• **YOUR TASK**
Return each line of the records holding the string "Output".

▼

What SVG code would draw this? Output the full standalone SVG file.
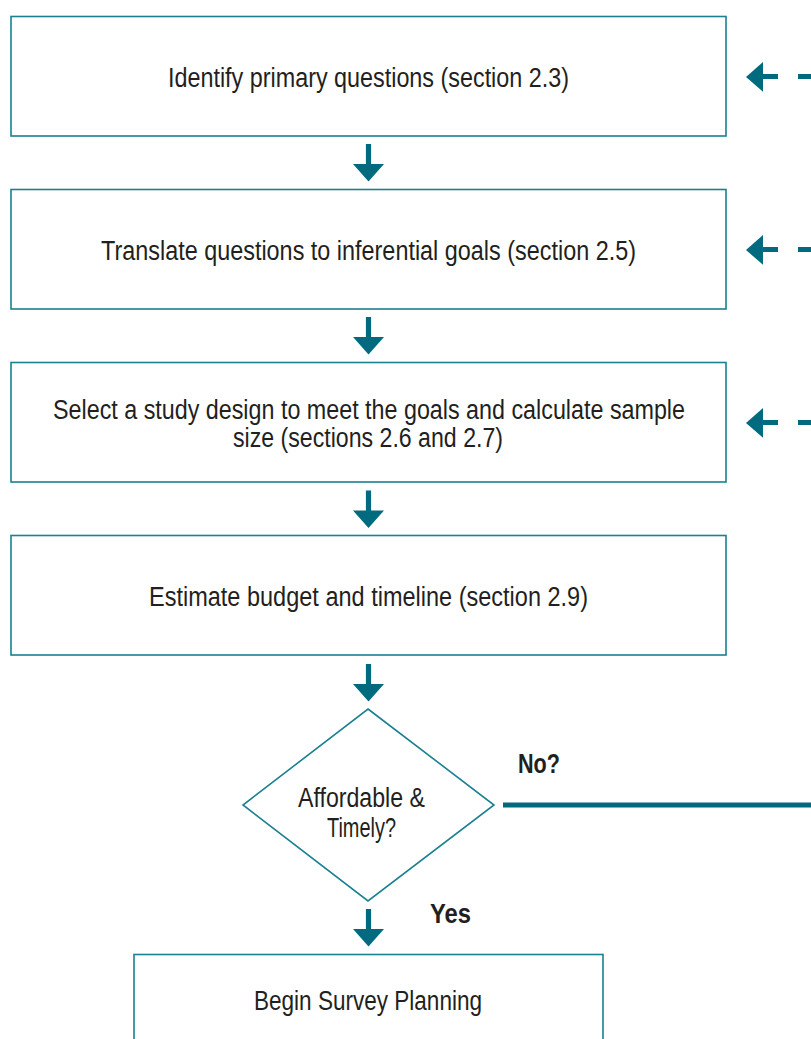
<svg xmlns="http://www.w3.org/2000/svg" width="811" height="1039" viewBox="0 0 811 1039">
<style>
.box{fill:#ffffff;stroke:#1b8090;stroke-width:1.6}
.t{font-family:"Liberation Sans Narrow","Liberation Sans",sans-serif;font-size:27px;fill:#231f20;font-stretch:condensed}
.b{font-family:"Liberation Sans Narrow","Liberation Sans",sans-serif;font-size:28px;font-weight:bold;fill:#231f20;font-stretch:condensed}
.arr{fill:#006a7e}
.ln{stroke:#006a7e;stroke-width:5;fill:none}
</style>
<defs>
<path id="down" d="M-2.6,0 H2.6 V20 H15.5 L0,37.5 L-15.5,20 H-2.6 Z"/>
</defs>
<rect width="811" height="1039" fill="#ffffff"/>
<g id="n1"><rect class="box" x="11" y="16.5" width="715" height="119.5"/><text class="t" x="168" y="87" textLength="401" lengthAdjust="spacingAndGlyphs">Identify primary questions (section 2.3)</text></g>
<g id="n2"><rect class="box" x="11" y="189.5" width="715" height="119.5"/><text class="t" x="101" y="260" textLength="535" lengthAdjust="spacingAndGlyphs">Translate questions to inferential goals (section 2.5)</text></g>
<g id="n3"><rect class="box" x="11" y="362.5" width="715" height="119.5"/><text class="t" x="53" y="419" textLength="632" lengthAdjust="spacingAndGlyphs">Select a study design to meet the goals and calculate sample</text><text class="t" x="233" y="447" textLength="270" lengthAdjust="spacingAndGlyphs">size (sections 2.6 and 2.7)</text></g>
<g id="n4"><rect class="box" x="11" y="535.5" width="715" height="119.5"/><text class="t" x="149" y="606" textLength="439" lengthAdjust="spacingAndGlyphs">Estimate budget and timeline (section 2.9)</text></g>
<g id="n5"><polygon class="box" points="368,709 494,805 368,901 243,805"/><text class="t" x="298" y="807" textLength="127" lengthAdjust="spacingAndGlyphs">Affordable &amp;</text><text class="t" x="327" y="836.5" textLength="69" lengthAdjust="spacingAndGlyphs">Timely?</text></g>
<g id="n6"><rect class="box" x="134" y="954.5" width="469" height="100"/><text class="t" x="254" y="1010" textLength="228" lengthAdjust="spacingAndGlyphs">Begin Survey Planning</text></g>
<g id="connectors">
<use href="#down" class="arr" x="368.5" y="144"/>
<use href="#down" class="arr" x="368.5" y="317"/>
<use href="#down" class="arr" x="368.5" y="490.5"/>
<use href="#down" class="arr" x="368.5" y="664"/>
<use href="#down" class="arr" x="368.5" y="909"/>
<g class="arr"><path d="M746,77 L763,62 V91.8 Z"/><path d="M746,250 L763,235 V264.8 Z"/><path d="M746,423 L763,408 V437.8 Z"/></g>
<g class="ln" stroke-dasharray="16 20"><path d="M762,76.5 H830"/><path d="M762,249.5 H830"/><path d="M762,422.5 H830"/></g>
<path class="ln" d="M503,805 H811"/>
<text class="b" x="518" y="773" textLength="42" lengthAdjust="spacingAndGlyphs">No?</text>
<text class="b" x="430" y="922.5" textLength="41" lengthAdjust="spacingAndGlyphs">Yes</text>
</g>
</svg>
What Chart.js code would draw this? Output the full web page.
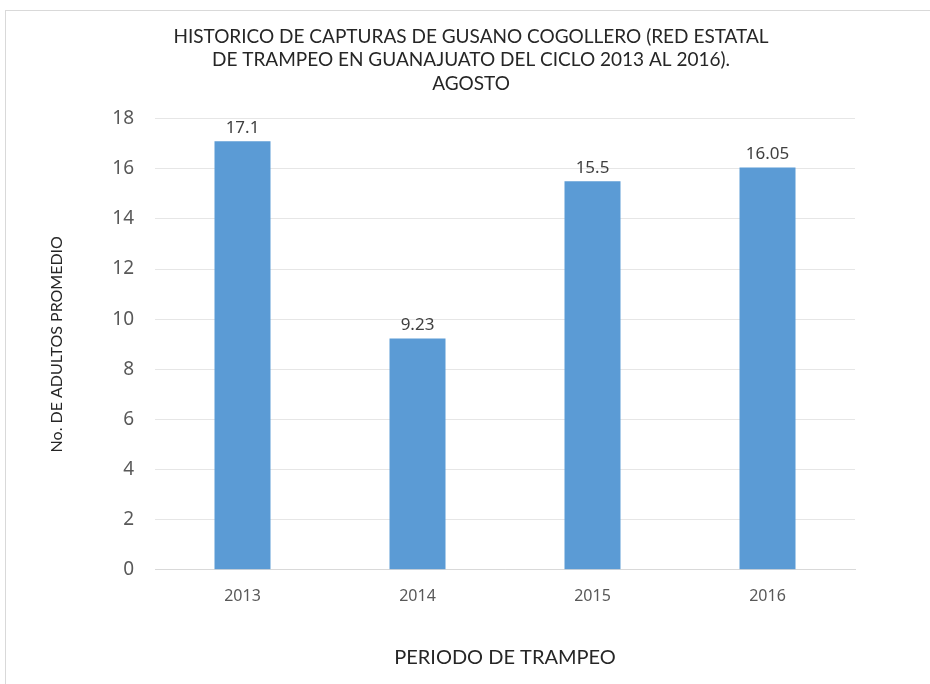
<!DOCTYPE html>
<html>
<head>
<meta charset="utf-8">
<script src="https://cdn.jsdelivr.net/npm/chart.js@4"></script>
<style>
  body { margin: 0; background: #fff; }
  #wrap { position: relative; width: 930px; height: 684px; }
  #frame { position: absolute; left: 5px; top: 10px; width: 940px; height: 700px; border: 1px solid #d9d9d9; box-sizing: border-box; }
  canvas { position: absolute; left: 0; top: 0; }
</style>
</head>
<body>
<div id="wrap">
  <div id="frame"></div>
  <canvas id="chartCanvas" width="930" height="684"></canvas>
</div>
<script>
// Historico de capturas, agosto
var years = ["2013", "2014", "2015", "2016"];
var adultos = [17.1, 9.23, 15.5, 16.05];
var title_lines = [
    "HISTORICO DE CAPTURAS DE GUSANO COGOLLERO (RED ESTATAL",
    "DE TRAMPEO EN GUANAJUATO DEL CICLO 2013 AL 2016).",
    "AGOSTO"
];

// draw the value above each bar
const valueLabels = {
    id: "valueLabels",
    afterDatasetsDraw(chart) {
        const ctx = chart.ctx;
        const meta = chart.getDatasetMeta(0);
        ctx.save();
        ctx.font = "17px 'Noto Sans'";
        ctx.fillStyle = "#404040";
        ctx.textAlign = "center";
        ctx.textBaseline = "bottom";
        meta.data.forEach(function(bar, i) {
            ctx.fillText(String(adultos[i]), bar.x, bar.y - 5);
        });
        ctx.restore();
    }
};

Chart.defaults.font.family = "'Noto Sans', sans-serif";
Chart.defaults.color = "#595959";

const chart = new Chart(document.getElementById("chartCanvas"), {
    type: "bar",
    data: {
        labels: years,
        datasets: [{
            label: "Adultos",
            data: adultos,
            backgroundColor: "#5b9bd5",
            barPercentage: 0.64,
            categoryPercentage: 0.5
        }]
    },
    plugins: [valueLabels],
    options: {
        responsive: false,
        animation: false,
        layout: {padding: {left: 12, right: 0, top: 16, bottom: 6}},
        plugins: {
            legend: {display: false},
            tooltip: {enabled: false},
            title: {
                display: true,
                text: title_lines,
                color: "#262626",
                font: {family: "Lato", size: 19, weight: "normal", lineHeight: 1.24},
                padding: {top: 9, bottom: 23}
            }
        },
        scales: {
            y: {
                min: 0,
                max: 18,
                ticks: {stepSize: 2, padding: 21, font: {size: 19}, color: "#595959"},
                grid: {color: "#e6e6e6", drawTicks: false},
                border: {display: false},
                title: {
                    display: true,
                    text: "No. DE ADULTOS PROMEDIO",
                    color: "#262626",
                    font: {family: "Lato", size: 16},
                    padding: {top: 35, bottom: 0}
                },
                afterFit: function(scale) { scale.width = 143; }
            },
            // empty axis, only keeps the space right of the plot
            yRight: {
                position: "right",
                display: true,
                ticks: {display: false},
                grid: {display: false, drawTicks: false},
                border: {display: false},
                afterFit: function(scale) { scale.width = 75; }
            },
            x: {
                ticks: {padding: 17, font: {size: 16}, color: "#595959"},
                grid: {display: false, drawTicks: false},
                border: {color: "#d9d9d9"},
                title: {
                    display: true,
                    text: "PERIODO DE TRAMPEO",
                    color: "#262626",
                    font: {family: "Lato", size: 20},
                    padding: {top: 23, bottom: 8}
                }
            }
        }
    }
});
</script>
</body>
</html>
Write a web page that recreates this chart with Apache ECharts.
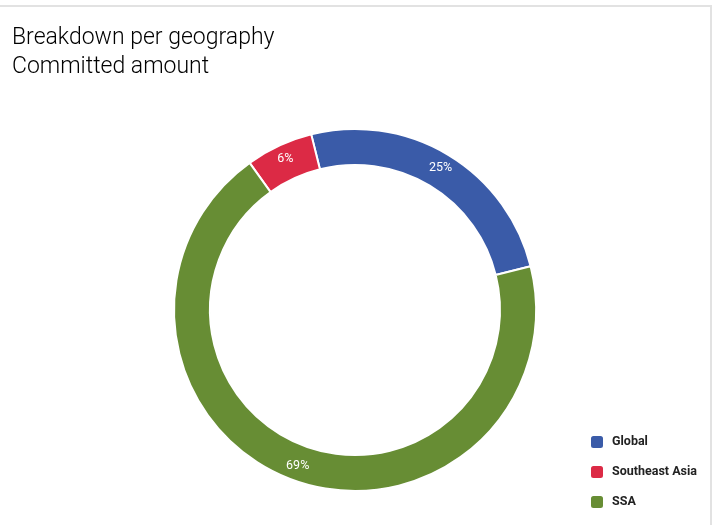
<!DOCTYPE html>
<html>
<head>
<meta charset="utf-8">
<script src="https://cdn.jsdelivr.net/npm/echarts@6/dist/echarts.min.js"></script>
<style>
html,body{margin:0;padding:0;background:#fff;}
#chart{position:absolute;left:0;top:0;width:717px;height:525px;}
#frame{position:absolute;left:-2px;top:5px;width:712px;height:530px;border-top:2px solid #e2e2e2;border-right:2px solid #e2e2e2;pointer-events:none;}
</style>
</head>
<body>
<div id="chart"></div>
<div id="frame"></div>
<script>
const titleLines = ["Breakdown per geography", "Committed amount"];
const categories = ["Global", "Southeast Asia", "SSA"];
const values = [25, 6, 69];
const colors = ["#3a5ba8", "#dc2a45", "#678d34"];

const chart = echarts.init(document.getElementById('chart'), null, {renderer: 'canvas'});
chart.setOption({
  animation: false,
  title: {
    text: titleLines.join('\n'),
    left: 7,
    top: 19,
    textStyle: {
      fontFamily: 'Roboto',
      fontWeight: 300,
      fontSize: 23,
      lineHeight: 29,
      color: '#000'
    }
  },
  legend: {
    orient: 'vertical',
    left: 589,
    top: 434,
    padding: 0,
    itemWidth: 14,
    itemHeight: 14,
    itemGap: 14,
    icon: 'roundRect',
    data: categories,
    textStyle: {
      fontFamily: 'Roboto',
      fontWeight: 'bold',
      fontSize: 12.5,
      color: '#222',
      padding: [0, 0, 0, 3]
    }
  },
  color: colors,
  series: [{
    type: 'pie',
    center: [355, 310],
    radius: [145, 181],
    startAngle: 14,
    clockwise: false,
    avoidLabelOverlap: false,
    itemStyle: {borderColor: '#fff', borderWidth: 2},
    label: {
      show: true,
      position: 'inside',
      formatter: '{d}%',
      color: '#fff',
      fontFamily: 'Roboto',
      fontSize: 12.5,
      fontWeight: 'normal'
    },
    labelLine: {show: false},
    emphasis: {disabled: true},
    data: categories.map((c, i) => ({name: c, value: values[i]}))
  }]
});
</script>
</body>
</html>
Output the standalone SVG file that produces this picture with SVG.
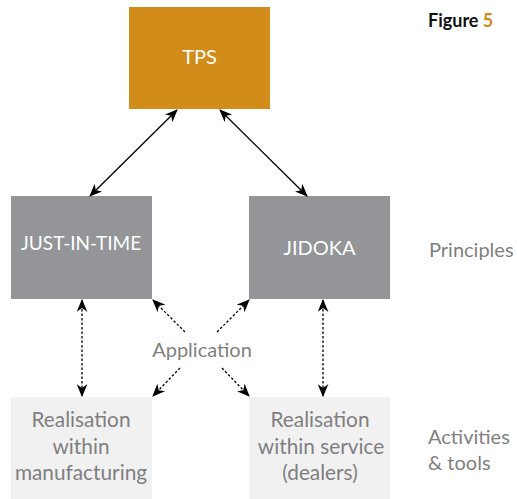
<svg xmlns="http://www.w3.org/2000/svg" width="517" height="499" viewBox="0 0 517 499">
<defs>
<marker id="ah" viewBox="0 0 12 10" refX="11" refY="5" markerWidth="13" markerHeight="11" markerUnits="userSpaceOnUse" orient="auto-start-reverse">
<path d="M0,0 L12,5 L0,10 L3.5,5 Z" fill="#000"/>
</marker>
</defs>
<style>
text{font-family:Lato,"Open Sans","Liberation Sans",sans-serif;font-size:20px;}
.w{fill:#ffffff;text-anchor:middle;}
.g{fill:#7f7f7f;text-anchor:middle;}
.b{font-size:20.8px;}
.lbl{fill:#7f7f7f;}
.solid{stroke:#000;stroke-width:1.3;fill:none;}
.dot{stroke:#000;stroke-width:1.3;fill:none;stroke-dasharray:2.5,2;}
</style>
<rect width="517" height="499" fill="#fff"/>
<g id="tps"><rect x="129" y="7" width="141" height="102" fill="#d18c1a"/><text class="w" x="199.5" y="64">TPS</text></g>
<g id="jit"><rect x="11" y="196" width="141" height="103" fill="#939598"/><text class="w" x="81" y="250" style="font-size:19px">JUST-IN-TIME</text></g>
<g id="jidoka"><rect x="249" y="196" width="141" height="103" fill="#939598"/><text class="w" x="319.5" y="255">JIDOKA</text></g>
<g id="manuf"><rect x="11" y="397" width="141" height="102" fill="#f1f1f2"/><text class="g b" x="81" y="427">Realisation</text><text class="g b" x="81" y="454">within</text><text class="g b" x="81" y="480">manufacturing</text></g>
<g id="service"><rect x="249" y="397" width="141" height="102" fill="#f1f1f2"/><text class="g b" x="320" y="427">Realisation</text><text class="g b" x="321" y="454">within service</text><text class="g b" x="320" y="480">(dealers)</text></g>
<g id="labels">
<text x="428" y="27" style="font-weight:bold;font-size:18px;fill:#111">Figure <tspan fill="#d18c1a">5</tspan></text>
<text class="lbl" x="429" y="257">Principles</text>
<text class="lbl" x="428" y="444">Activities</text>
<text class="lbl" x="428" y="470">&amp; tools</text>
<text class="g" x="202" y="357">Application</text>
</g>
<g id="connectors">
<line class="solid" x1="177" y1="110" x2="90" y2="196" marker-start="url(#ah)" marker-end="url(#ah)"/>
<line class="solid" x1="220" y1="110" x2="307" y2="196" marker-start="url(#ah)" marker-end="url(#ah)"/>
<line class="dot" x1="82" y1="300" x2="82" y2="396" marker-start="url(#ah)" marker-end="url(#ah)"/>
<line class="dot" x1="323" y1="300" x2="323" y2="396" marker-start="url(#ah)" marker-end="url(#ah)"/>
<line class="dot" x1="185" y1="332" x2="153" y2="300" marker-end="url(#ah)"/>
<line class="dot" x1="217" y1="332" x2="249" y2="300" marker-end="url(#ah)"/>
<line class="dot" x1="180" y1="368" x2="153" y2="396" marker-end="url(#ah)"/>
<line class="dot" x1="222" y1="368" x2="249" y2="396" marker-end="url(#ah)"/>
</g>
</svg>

▲

• **WRITTEN RESPONSE**
What SVG code would draw this? Output the full standalone SVG file.
What Chart.js code would draw this? Output the full web page.
Output the standalone SVG file that produces this picture with SVG.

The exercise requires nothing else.